Okay, okay, it has been a while since I’ve written this column. Some of you may think it was because things are so bad in the real estate market that I was too depressed to write about it. Others may have guessed I had sunk under the weight of my own poor investments and had returned, tail between my legs, to whatever cave I came from. Happily, neither is true. The market is still alive, the undertakers have not been called yet, and as for me, I just needed a few months off from telling you all how bad the market is—which you already knew already.

Enough of me, and this over-indulgent clap-trap, how is the market really doing?

Let’s take it in four stages.

1. Money: Can you get it and is it cheap? The answer to the first question is that the credit crunch is still with us, but some are saying it is beginning to ease. First time home-buyer loans are fairly easy to secure, especially in Jefferson County, where the income ceiling for West Virginia bond loans is now $92,680 for a family of three.

Sub-prime loans are still tough to get, but people with nasty variable ARMs or high interest rates (11, 12, even 13 percent), are having some luck calling their lenders and threatening them with a stand-off, the argument going something like this: “If you don’t reduce your rates, we won’t be able to make our payments. And you will be forced to put your home into foreclosure, which you don’t want to do, because you won’t be able to sell the house because the market is so bad.”
Good credit customers are having little trouble getting loans, and as the interest rates are still fantastically low both in historic and recent timeframes, many people have refinanced their debt, especially those with short-term ARMs and variable second mortgages.

Until recently, if a buyer needed a loan for more than $417,000 they were required to get a “jumbo loan.” Now, under the economic stimulus package recently passed by Congress, people can borrow “conforming rate” money up to $729,750 in Jefferson County before needing a Jumbo loan. This has eased the credit squeeze at the top of the market. The downside is that this allowance is only available for loans that close by December 31, 2008.

2. Inventory: Okay, this news is still bad. In Jefferson County there are over 600 homes on the market. Yes it is below the crazy levels (mid 700s) we saw late last year, but we really need to be back in the 500s, especially with all the new-construction homes that are still on the market—and are not included in these figures. With only some 40 homes selling each month, it would take over 15 months to clear all the inventory on the books. This is three times longer than in 2004 and 2005, when it would have taken six or seven months. See table below.

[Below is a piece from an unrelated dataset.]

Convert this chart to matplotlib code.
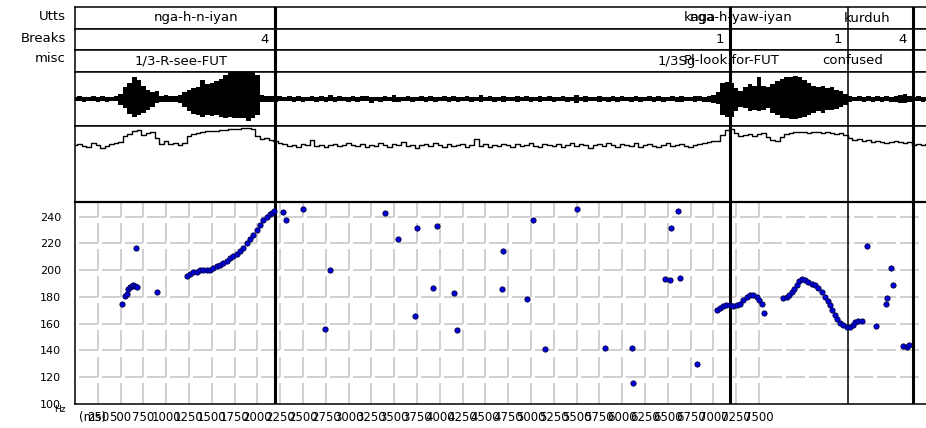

3. Gas prices: “Ahhh!” you yell. But if I am to, as Randy Jackson would say on American Idol, keep it real, I’ve got to talk about gas prices. The problem with high gas prices for the Jefferson County housing market is that so much of the bubble of 2004 and 2005 relied on young families moving to the area who were prepared to commute to D.C. and Northern Virginia. Until prices come down, or fuel efficiency goes up, or hydrogen fuel cells become standard, or the MARC lays on more trains during the day, high gas prices are going to continue to have a depressing impact on the housing market.

4. Confidence: This one is more nebulous. I had two buyers last week tell me to write up offers on $600,000 houses in the Shepherdstown area. Both were steals in my opinion, fabulous homes that were about to be bought at rock bottom prices. The people who owned the properties were cutting their losses, happy just to get the debt paid down. Neither of the buyers signed the contracts, and therefore the offers weren’t made. Why? I would say simply the buyers were not confident that the market wasn’t going to get worse. They both had houses they had to sell in order to make the purchase, and worried they wouldn’t be able to sell their homes. I asked my broker when I’d know that the confidence was back in the market. He said, without pausing, “When you see people writing contracts again.” In other words, watch this space.